India’s current account deficit went up to 1.1 percent of GDP in the April-June quarter from only 0.2 percent of GDP in the previous quarter, i.e., January-March 2023. This 1.1 percent is also higher than most economists’ estimates which ranged between 0.8 percent and 0.9 percent of GDP.
Now CAD at 1.1 percent of GDP is not worrisome at all. But what is troubling is the reason why the deficit has gone up – a fall in services exports! This unexpected fall raises questions about the future growth of India’s services exports and the plentiful jobs this sector has been creating.
India’s services exports for the longest time have been its software exports. But since Covid, non-software services exports have been growing steadily, rising quarter after quarter for 12 consecutive quarters from April-June 2020 to January-March 2023. But in the April-June quarter of 2023, this export number fell for the first time in 13 quarters.
Business Services Exports
This non-software services export has been India’s new-found trump card since Covid. The pandemic taught offices all around the world that most middle office jobs -like audit, compliance, analytics, and even HR can be done from home. And if it can be done remotely from within the US, why not get it done remotely from India at one-tenth the cost or less? This started the tide of Western companies outsourcing their middle office to India. In the first half of 2023, 18 companies including Blackberry, Cockroach Labs, CyberArk, Truecaller, Berry Global, Greenlight and Lloyds Banking Group set up Global capability Centres in India, while other biggies like Citibank, Deutsche, and Natwest, expanded hiring for their GCCs already set up a couple of years ago. Nasscom’s July report said 1580 GCCs have been set up in India employing 1.66 million people. Besides, the big 4- EY, Deloitte, PWC and KPMG - have hired close to 250,000 people to do similar middle-office work for US and British companies. Lesser-known firms in Ahmedabad, Jaipur, Lucknow, Bengaluru, Chennai, Kochi, and Mysuru have also been hiring armies of CAs, auditors, lawyers and such other personnel to do middle-office work for foreign companies. So much so the non-software services exports have doubled from $11 billion in the quarter of June 2020 to $22 billion in the quarter ended March 31.

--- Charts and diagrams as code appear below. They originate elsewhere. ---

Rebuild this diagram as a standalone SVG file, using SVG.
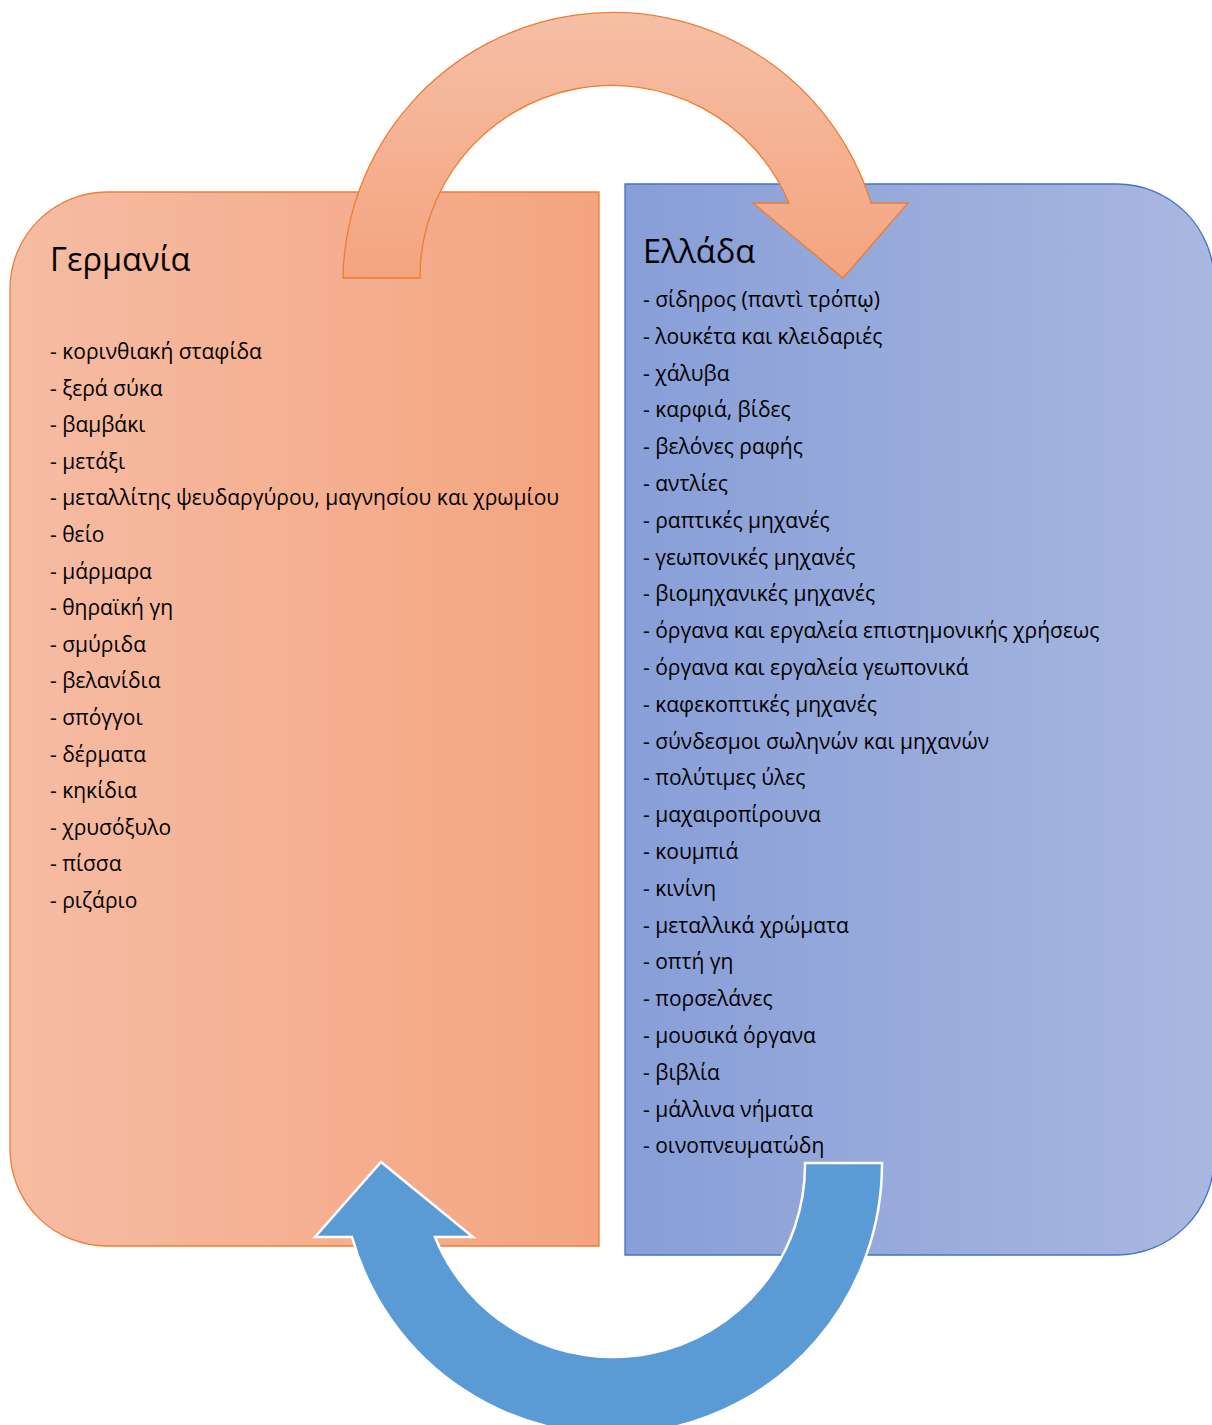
<svg xmlns="http://www.w3.org/2000/svg" width="1212" height="1425" viewBox="0 0 1212 1425">
<defs>
<linearGradient id="gOrange" x1="0" y1="0" x2="1" y2="0">
<stop offset="0" stop-color="#F6BCA4"/>
<stop offset="1" stop-color="#F4A47F"/>
</linearGradient>
<linearGradient id="gBlue" x1="0" y1="0" x2="1" y2="0">
<stop offset="0" stop-color="#889ED7"/>
<stop offset="1" stop-color="#A9B8E0"/>
</linearGradient>
<linearGradient id="gArrowTop" x1="0" y1="0" x2="0" y2="1">
<stop offset="0" stop-color="#F6BFA6"/>
<stop offset="1" stop-color="#F4A47F"/>
</linearGradient>
</defs>
<style>
.title{font-family:"Open Sans","Noto Sans","DejaVu Sans",sans-serif;font-size:32.5px;fill:#000}
.item{font-family:"Open Sans","Noto Sans","DejaVu Sans",sans-serif;font-size:21px;fill:#000}
.boxO{fill:url(#gOrange);stroke:#ED7D31;stroke-width:1.3}
.boxB{fill:url(#gBlue);stroke:#4472C4;stroke-width:1.3}
.arrowTop{fill:url(#gArrowTop);stroke:#ED7D31;stroke-width:1.3;stroke-linejoin:miter}
.arrowBot{fill:#5B9BD5;stroke:#FFFFFF;stroke-width:2.5;stroke-linejoin:miter}
</style>

<g id="germany">
<path class="boxO" d="M107,192 H599 V1246 H107 A97,97 0 0 1 10,1149 V289 A97,97 0 0 1 107,192 Z"/>
<text class="title" x="50" y="271">Γερμανία</text>
<text class="item" x="50" y="359">- κορινθιακή σταφίδα</text>
<text class="item" x="50" y="395.6">- ξερά σύκα</text>
<text class="item" x="50" y="432.2">- βαμβάκι</text>
<text class="item" x="50" y="468.8">- μετάξι</text>
<text class="item" x="50" y="505.4">- μεταλλίτης ψευδαργύρου, μαγνησίου και χρωμίου</text>
<text class="item" x="50" y="542">- θείο</text>
<text class="item" x="50" y="578.6">- μάρμαρα</text>
<text class="item" x="50" y="615.2">- θηραϊκή γη</text>
<text class="item" x="50" y="651.8">- σμύριδα</text>
<text class="item" x="50" y="688.4">- βελανίδια</text>
<text class="item" x="50" y="725">- σπόγγοι</text>
<text class="item" x="50" y="761.6">- δέρματα</text>
<text class="item" x="50" y="798.2">- κηκίδια</text>
<text class="item" x="50" y="834.8">- χρυσόξυλο</text>
<text class="item" x="50" y="871.4">- πίσσα</text>
<text class="item" x="50" y="908">- ριζάριο</text>
</g>

<g id="greece">
<path class="boxB" d="M625,184 H1117 A97,97 0 0 1 1214,281 V1158 A97,97 0 0 1 1117,1255 H625 Z"/>
<text class="title" x="643" y="263">Ελλάδα</text>
<text class="item" x="643" y="307">- σίδηρος (παντὶ τρόπῳ)</text>
<text class="item" x="643" y="343.8">- λουκέτα και κλειδαριές</text>
<text class="item" x="643" y="380.6">- χάλυβα</text>
<text class="item" x="643" y="417.4">- καρφιά, βίδες</text>
<text class="item" x="643" y="454.2">- βελόνες ραφής</text>
<text class="item" x="643" y="491">- αντλίες</text>
<text class="item" x="643" y="527.8">- ραπτικές μηχανές</text>
<text class="item" x="643" y="564.6">- γεωπονικές μηχανές</text>
<text class="item" x="643" y="601.4">- βιομηχανικές μηχανές</text>
<text class="item" x="643" y="638.2">- όργανα και εργαλεία επιστημονικής χρήσεως</text>
<text class="item" x="643" y="675">- όργανα και εργαλεία γεωπονικά</text>
<text class="item" x="643" y="711.8">- καφεκοπτικές μηχανές</text>
<text class="item" x="643" y="748.6">- σύνδεσμοι σωληνών και μηχανών</text>
<text class="item" x="643" y="785.4">- πολύτιμες ύλες</text>
<text class="item" x="643" y="822.2">- μαχαιροπίρουνα</text>
<text class="item" x="643" y="859">- κουμπιά</text>
<text class="item" x="643" y="895.8">- κινίνη</text>
<text class="item" x="643" y="932.6">- μεταλλικά χρώματα</text>
<text class="item" x="643" y="969.4">- οπτή γη</text>
<text class="item" x="643" y="1006.2">- πορσελάνες</text>
<text class="item" x="643" y="1043">- μουσικά όργανα</text>
<text class="item" x="643" y="1079.8">- βιβλία</text>
<text class="item" x="643" y="1116.6">- μάλλινα νήματα</text>
<text class="item" x="643" y="1153.4">- οινοπνευματώδη</text>
</g>

<g id="connectors">
<path id="arrow-germany-greece" class="arrowTop" d="M343,278 A270,270 0 0 1 871,203 L908,203 L843,278 L753,203 L789,203 A192,192 0 0 0 420,278 Z"/>
<path id="arrow-greece-germany" class="arrowBot" d="M882,1163 A270,270 0 0 1 352,1237 L315,1237 L381,1162 L473,1237 L435,1237 A192,192 0 0 0 805,1163 Z"/>
</g>
</svg>
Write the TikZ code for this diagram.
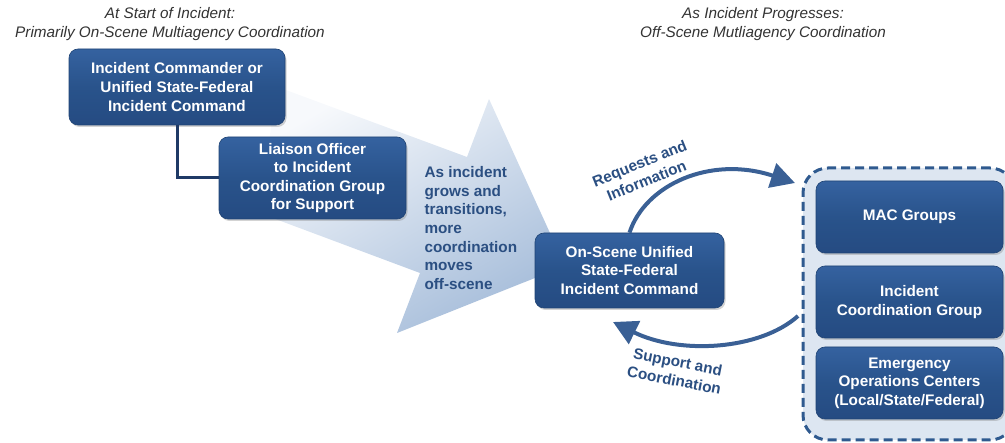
\documentclass[tikz,border=0pt]{standalone}
\usepackage{fontspec}
\setmainfont{Liberation Sans}
\usetikzlibrary{shadows,arrows.meta,positioning}
\definecolor{boxtop}{HTML}{3562A0}
\definecolor{boxmid}{HTML}{29538B}
\definecolor{boxbot}{HTML}{254B82}
\definecolor{boxedge}{HTML}{1F4374}
\definecolor{navy}{HTML}{2B4F82}
\definecolor{arrowc}{HTML}{3A6095}
\definecolor{connc}{HTML}{1F3A66}
\definecolor{contfill}{HTML}{DDE6F1}
\definecolor{contdraw}{HTML}{2F5A8F}
\definecolor{titlec}{HTML}{333333}
\definecolor{bigtop}{HTML}{F7F9FC}
\definecolor{bigbot}{HTML}{A6BDDA}
\tikzset{
  box/.style={rounded corners=9pt, top color=boxtop, bottom color=boxbot, middle color=boxmid,
    draw=boxedge, line width=0.6pt, text=white, align=center, inner sep=0pt,
    font=\bfseries\fontsize{15.3}{18.6}\selectfont,
    drop shadow={opacity=0.35, shadow xshift=1.5pt, shadow yshift=-2pt}},
  titletext/.style={align=center, text=titlec, font=\itshape\fontsize{15.3}{19}\selectfont},
  lbl/.style={align=center, text=navy, font=\bfseries\fontsize{15.3}{18.6}\selectfont},
  flow/.style={draw=arrowc, line width=4pt, -{Triangle[length=24pt,width=25pt]}},
  conn/.style={draw=connc, line width=3pt},
}
\begin{document}
\begin{tikzpicture}[x=1pt,y=-1pt]
\useasboundingbox (0,0) rectangle (1005,443);
\clip (0,0) rectangle (1005,443);

% titles
\node[titletext] (t1) at (170,24) {At Start of Incident:\\Primarily On-Scene Multiagency Coordination};
\node[titletext] (t2) at (763,24) {As Incident Progresses:\\Off-Scene Mutliagency Coordination};

% big shaded arrow
\path[top color=bigtop, bottom color=bigbot, shading angle=30]
  (275,86) -- (467,157) -- (489,99) -- (565,266) -- (397,333) -- (420,273) -- (262,214) -- cycle;

% left boxes
\node[box, minimum width=216pt, minimum height=76pt] (b1) at (177,87)
  {Incident Commander or\\Unified State-Federal\\Incident Command};
\node[box, minimum width=187pt, minimum height=82pt] (b2) at (312.5,178)
  {Liaison Officer\\to Incident\\Coordination Group\\for Support};
\draw[conn] (b1.south) |- (b2.west);

% middle text
\node[lbl, align=left, anchor=west] (mid) at (421,228)
  {As incident\\grows and\\transitions,\\more\\coordination\\moves\\off-scene};

% on-scene box
\node[box, minimum width=189pt, minimum height=75pt] (b3) at (629.5,270.5)
  {On-Scene Unified\\State-Federal\\Incident Command};

% right container
\node[draw=contdraw, fill=contfill, line width=3pt, dash pattern=on 9pt off 5pt,
  rounded corners=25pt, minimum width=212pt, minimum height=272pt, inner sep=0pt] (cont) at (909,304) {};
\node[box, minimum width=187pt, minimum height=72pt] (mac) at (909.5,217) {MAC Groups};
\node[box, minimum width=187pt, minimum height=72pt] (icg) at (909.5,302) {Incident\\Coordination Group};
\node[box, minimum width=187pt, minimum height=72pt] (eoc) at (909.5,383) {Emergency\\Operations Centers\\(Local/State/Federal)};

% flow arrows
\coordinate (reqend) at (795,183);
\coordinate (supstart) at (798,316);
\coordinate (supend) at (613,322);
\draw[flow] (b3.north) .. controls (645,185) and (710,155) .. (reqend);
\draw[flow] (supstart) .. controls (760,350) and (680,355) .. (supend);

\node[lbl, rotate=22] (reqlbl) at (643,172) {Requests and\\Information};
\node[lbl, rotate=-11] (suplbl) at (676,371) {Support and\\Coordination};
\end{tikzpicture}
\end{document}
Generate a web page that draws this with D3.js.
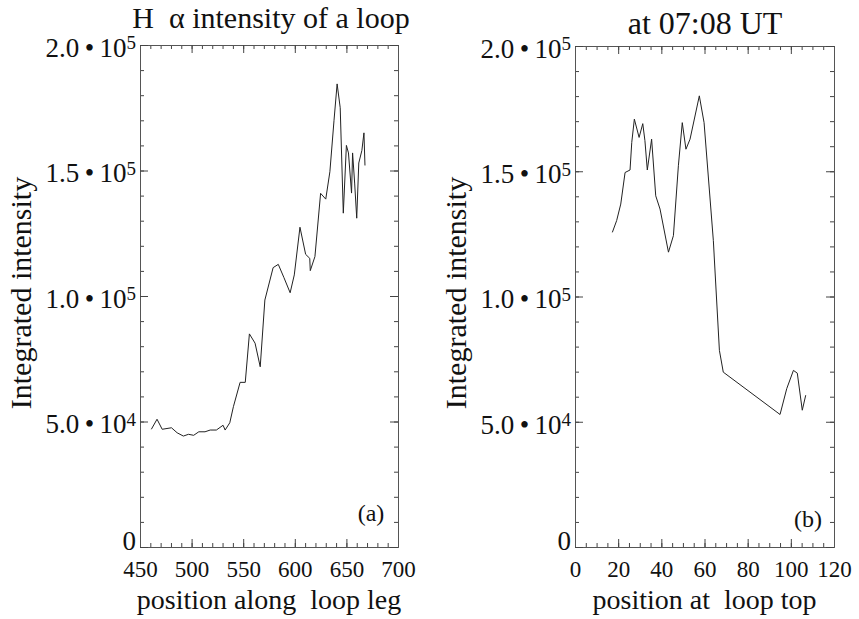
<!DOCTYPE html>
<html>
<head>
<meta charset="utf-8">
<script src="https://cdn.jsdelivr.net/npm/d3@7"></script>
<style>
  body { margin: 0; background: #fff; }
  svg text { font-family: "Liberation Serif", "DejaVu Serif", serif; fill: #111; white-space: pre; }
</style>
</head>
<body>
<div id="chart-area"></div>
<script>
// panel (a): position along loop leg
const legPos = [461, 466.5, 471.5, 480.5, 486, 492, 497, 502, 507, 513, 518, 524, 530.5, 532.5, 537, 540.5, 547, 552, 556, 561.5, 566.5, 571, 579, 584, 589.5, 595.5, 599.5, 605, 610.5, 614.5, 615, 619.5, 625, 630, 634, 638, 641, 644, 647, 650, 652, 655, 656, 658, 660, 662, 665, 667, 668];
const legVal = [46900, 50900, 46900, 47500, 45500, 44200, 44900, 44500, 45900, 45900, 46600, 46600, 48500, 46600, 49500, 55900, 65600, 65600, 84900, 81200, 71800, 98400, 111300, 112600, 107300, 101300, 108400, 127400, 116600, 115000, 110100, 115700, 140900, 138600, 149500, 170000, 184500, 175000, 133000, 160000, 157000, 141000, 157000, 145000, 131000, 153000, 158000, 165000, 152000];

// panel (b): position at loop top
const topPos = [17.3, 19.3, 21.2, 23.2, 25.5, 26.3, 27.5, 29.7, 31.4, 32.4, 33.5, 35.5, 37.4, 39.4, 43.3, 45.6, 47.9, 49.7, 51.4, 53.3, 57.6, 59.8, 64.1, 66.9, 68.7, 95, 98.1, 101.2, 103, 105.3, 106.9];
const topVal = [125600, 130300, 136900, 149500, 150500, 161500, 170800, 163500, 169000, 162200, 150500, 162800, 140200, 134900, 117700, 124300, 152200, 169400, 158800, 162800, 180100, 169400, 122300, 78500, 69800, 52900, 63200, 70500, 69400, 54600, 60600];

const yTicks = [0, 50000, 100000, 150000, 200000];
const legTicks = [450, 500, 550, 600, 650, 700];
const topTicks = [0, 20, 40, 60, 80, 100, 120];

const W = 859, H = 619;
const svg = d3.select("#chart-area").append("svg")
  .attr("width", W).attr("height", H);

// "1.5•10^5" style labels
function yLabel(sel) {
  sel.each(function(d) {
    const t = d3.select(this).text("");
    if (d === 0) { t.attr("dy", "0.1em").text("0"); return; }
    const e = Math.floor(Math.log10(d));
    const m = d / Math.pow(10, e);
    t.append("tspan").text(m.toFixed(1) + "\u2009\u2022\u2009" + "10");
    t.append("tspan").attr("dy", "-0.4em").style("font-size", "19px").text(e);
  });
}

function panel(cfg) {
  const x = d3.scaleLinear().domain(cfg.xDomain).range([cfg.left, cfg.right]);
  const y = d3.scaleLinear().domain([0, 200000]).range([547, cfg.top]);
  const g = svg.append("g");
  const minorY = d3.range(0, 200001, 10000);
  const minorX = d3.range(cfg.xDomain[0], cfg.xDomain[1] + 0.001, cfg.xMinor);

  const style = a => a.call(s => s.selectAll("line, path").attr("stroke", "#444").attr("stroke-width", 1));

  // minor ticks
  g.append("g").attr("transform", "translate(0,547)")
    .call(d3.axisBottom(x).tickValues(minorX).tickSize(-4).tickSizeOuter(0).tickFormat(""))
    .call(style);
  g.append("g").attr("transform", "translate(0," + cfg.top + ")")
    .call(d3.axisTop(x).tickValues(minorX).tickSize(-4).tickSizeOuter(0).tickFormat(""))
    .call(style);
  g.append("g").attr("transform", "translate(" + cfg.left + ",0)")
    .call(d3.axisLeft(y).tickValues(minorY).tickSize(-4).tickSizeOuter(0).tickFormat(""))
    .call(style);
  g.append("g").attr("transform", "translate(" + cfg.right + ",0)")
    .call(d3.axisRight(y).tickValues(minorY).tickSize(-4).tickSizeOuter(0).tickFormat(""))
    .call(style);

  // major ticks + labels
  const xb = g.append("g").attr("transform", "translate(0,547)")
    .call(d3.axisBottom(x).tickValues(cfg.xTicks).tickSize(-8).tickSizeOuter(0).tickPadding(14))
    .call(style);
  xb.selectAll("text").style("font-size", "23px");
  g.append("g").attr("transform", "translate(0," + cfg.top + ")")
    .call(d3.axisTop(x).tickValues(cfg.xTicks).tickSize(-8).tickSizeOuter(0).tickFormat(""))
    .call(style);
  const yl = g.append("g").attr("transform", "translate(" + cfg.left + ",0)")
    .call(d3.axisLeft(y).tickValues(yTicks).tickSize(-8).tickSizeOuter(0).tickPadding(4))
    .call(style);
  yl.selectAll("text").style("font-size", "27px").attr("dy", "0.42em").call(yLabel);
  g.append("g").attr("transform", "translate(" + cfg.right + ",0)")
    .call(d3.axisRight(y).tickValues(yTicks).tickSize(-8).tickSizeOuter(0).tickFormat(""))
    .call(style);
  g.selectAll(".domain").attr("stroke", "#555");

  // data
  const line = d3.line().x(d => x(d[0])).y(d => y(d[1]));
  g.append("path")
    .datum(d3.zip(cfg.pos, cfg.val))
    .attr("fill", "none")
    .attr("stroke", "#222")
    .attr("stroke-width", 1)
    .attr("d", line);

  // texts
  g.append("text")
    .attr("x", (cfg.left + cfg.right) / 2).attr("y", 609)
    .style("font-size", "28px").style("text-anchor", "middle")
    .text(cfg.xTitle);
  g.append("text")
    .attr("transform", "translate(" + cfg.yTitleX + ",293) rotate(-90)")
    .style("font-size", "30px").style("text-anchor", "middle")
    .text("Integrated intensity");
  g.append("text")
    .attr("x", cfg.titleX).attr("y", cfg.titleY)
    .style("font-size", cfg.titleSize).style("text-anchor", "middle")
    .text(cfg.title);
  g.append("text")
    .attr("x", cfg.tagX).attr("y", cfg.tagY)
    .style("font-size", "24px").style("text-anchor", "middle")
    .text(cfg.tag);
}

panel({
  left: 140, right: 398, top: 45,
  xDomain: [450, 700], xTicks: legTicks, xMinor: 10,
  pos: legPos, val: legVal,
  xTitle: "position along  loop leg",
  yTitleX: 31,
  title: "H  \u03b1 intensity of a loop", titleX: 271, titleY: 28, titleSize: "30px",
  tag: "(a)", tagX: 371, tagY: 521
});

panel({
  left: 575, right: 834, top: 46,
  xDomain: [0, 120], xTicks: topTicks, xMinor: 5,
  pos: topPos, val: topVal,
  xTitle: "position at  loop top",
  yTitleX: 466,
  title: "at 07:08 UT", titleX: 705, titleY: 34, titleSize: "32px",
  tag: "(b)", tagX: 808, tagY: 527
});
</script>
</body>
</html>
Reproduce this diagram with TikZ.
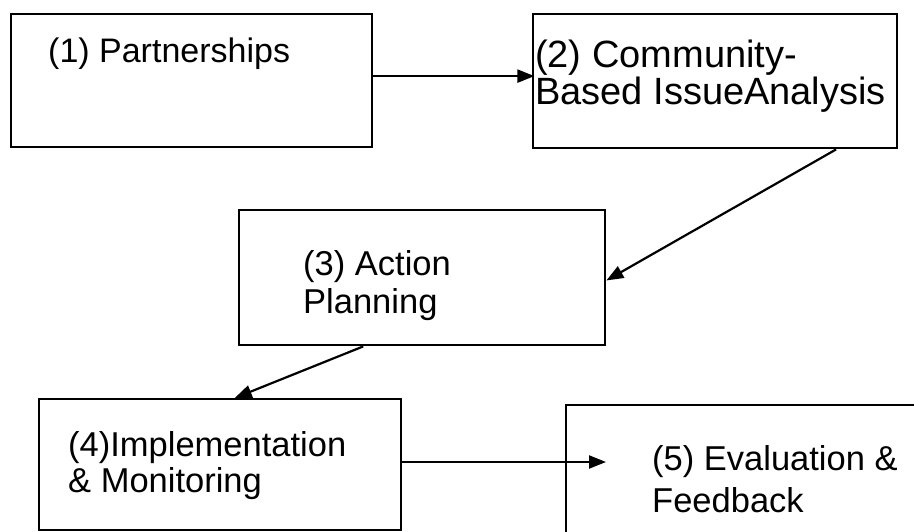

The expectation was that this is the start of a decadal or multi-decadal trend, as educated Indians could do the work of talent that’s not available or is too limited and costly in the West because of their declining population.
This fall in non-software export earnings in the latest April-June quarter casts the first doubts over this longer-term trend. Of course, it may be a temporary slowdown in the face of rising rates and economic uncertainty in the West but until we see higher numbers in coming quarters, we have to worry not just about export earnings but also job creation.
The second disturbing data point in the April-June BOP (balance of payments) release from the Reserve Bank of India is that private remittances from Indians living abroad to families in India declined for the second consecutive quarter.
Private Transfers
This is rather disturbing: Remittances sent by Indians living abroad have been an almost one-way street all the way from nineties, when India’s software companies landed on the global coding industry with a bang. Together with software earnings by software companies, this was a comfortable way to finance the current account deficit. That remittances have fallen for two consecutive quarters makes one want to worry if the trend has peaked.
A third item that has led India’s export earnings lower, is the software exports which have declined marginally from the March quarter levels. But this may said to be on expected lines.
Software services exports
Almost all IT companies announced slightly sub par numbers in Q4 of Fy23 due to uncertainty in the destination countries the US and the UK, especially after the fall of SVB Bank.
So while the slight fall in software earnings is par for the course, the fall in remittances and in non-software services exports coming together needs to be watched. If they continue, or even plateau, policy makers need to worry – an easy source of financing the current account deficit may be drying up.